Jedynym fizycznym dowodem skrywanej przez oficera RAAF-u tajemnicy jest jego dziennik. Wnukowie oficera przekazali pamiętnik twórcom serialu „Roswell: The First Witness”, którzy postanowili ponownie zbadać katastrofę z 1947 roku. Głównym prowadzącym medialne śledztwo jest były agent CIA Ben Smith. Wyniki śledztwa, które trwało ponad rok, mają zostać zaprezentowane na kanale History jeszcze w tym miesiącu.
Smith przyznaje, że widział zapiski Jesse’go Marcela i niektóre notatki lub przerwy w zapisie wydają się nie pasować do całości oraz do samego autora dziennika.
– W dzienniku są przerwy, które nie są jasne, ale może to być tajny kod. Podszedłem do tego na neutralnym gruncie. Chciałem oddzielić prawdę od fikcji i przedstawić to, co znane i nieznane. Gdybym nie sądził, że w tej historii jest coś więcej, nie podjąłbym się tego projektu – powiedział Smith.

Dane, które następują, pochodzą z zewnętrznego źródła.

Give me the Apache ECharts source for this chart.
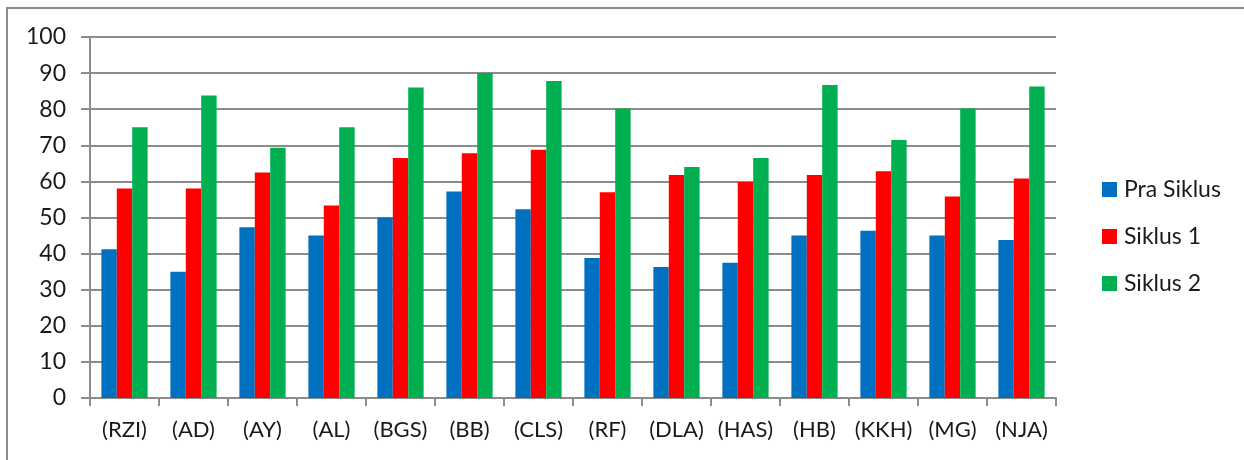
<!DOCTYPE html>
<html>
<head>
<meta charset="utf-8">
<script src="https://cdn.jsdelivr.net/npm/echarts@6/dist/echarts.min.js"></script>
<style>
  html, body { margin: 0; padding: 0; background: #fff; }
  #chart { width: 1244px; height: 460px; }
</style>
</head>
<body>
<div id="chart"></div>
<script>
// Participants (initials) along the category axis
const categories = ['(RZI)', '(AD)', '(AY)', '(AL)', '(BGS)', '(BB)', '(CLS)', '(RF)', '(DLA)', '(HAS)', '(HB)', '(KKH)', '(MG)', '(NJA)'];

// Scores per cycle
const praSiklus = [41.2, 35, 47.3, 45, 50, 57.2, 52.3, 38.8, 36.3, 37.5, 45, 46.3, 45, 43.8];
const siklus1   = [58, 58, 62.5, 53.3, 66.5, 67.8, 68.8, 57, 61.8, 59.8, 61.8, 62.8, 55.8, 60.8];
const siklus2   = [75, 83.8, 69.3, 75, 86, 90, 87.8, 80.2, 64, 66.5, 86.7, 71.5, 80.2, 86.3];

const seriesNames = ['Pra Siklus', 'Siklus 1', 'Siklus 2'];
const seriesColors = ['#0070C0', '#FF0000', '#00B050'];

const FONT = 'Lato, "Open Sans", sans-serif';
const GRID_GRAY = '#8c8c8c';
const TEXT = '#1a1a1a';

const chart = echarts.init(document.getElementById('chart'), null, { renderer: 'canvas' });

const makeBar = (name, data, color) => ({
  name,
  type: 'bar',
  data,
  barGap: '0%',
  barCategoryGap: '33%',
  itemStyle: { color },
  emphasis: { disabled: true }
});

chart.setOption({
  animation: false,
  backgroundColor: '#ffffff',
  textStyle: { fontFamily: FONT },
  graphic: [{
    type: 'rect',
    shape: { x: 7, y: 8, width: 1300, height: 500 },
    style: { fill: 'none', stroke: '#8c8c8c', lineWidth: 2 },
    silent: true,
    z: -1
  }],
  grid: { left: 90, right: 188, top: 37, bottom: 62, containLabel: false },
  legend: {
    orient: 'vertical',
    left: 1097,
    top: 173,
    itemWidth: 15,
    itemHeight: 15,
    itemGap: 24,
    icon: 'rect',
    data: seriesNames,
    textStyle: { fontFamily: FONT, fontSize: 23, color: TEXT, padding: [0, 0, 0, 2] },
    selectedMode: false
  },
  xAxis: {
    type: 'category',
    data: categories,
    axisLine: { show: true, lineStyle: { color: GRID_GRAY, width: 2 } },
    axisTick: { show: true, length: 8, lineStyle: { color: GRID_GRAY, width: 2 } },
    axisLabel: { fontFamily: FONT, fontSize: 22, color: TEXT, margin: 21, interval: 0 },
    splitLine: { show: false }
  },
  yAxis: {
    type: 'value',
    min: 0,
    max: 100,
    interval: 10,
    axisLine: { show: true, lineStyle: { color: GRID_GRAY, width: 2 } },
    axisTick: { show: true, length: 9, lineStyle: { color: GRID_GRAY, width: 2 } },
    axisLabel: { fontFamily: FONT, fontSize: 23, color: TEXT, margin: 24 },
    splitLine: { show: true, lineStyle: { color: GRID_GRAY, width: 2 } }
  },
  series: [
    makeBar(seriesNames[0], praSiklus, seriesColors[0]),
    makeBar(seriesNames[1], siklus1, seriesColors[1]),
    makeBar(seriesNames[2], siklus2, seriesColors[2])
  ]
});
</script>
</body>
</html>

Smith oraz wnukowie Marcela spotkali się m.in. z bliskimi współpracownikami i znajomymi oficera, a także z bliskimi mieszkańców Roswell, którzy jako pierwsi zawiadomili o katastrofie. Ponownie zbadano także miejsce samej katastrofy, wykorzystano m.in. technologię obrazowania wielospektralnego do identyfikacji wszelkich ciał obcych na podstawie ich składu chemicznego.
– Nie jestem przekonany, że to balon – mówi Smith.
Raport Sił Powietrznych dotyczący zdarzenia stwierdza, że szczątki były kawałkami balonów z Projektu Mogal, oraz czujników i reflektorów radarowych wykonanych z metalu, które mogły przyczynić się do błędnego rozpoznania znaleziska jako „statku kosmicznego”.
„Stosunkowo prosty opis patyczków, papieru, taśmy i folii aluminiowej urósł od tego czasu do egzotycznych metali z hieroglifami i materiałami podobnymi do światłowodów" – czytamy w raporcie Sił Powietrznych.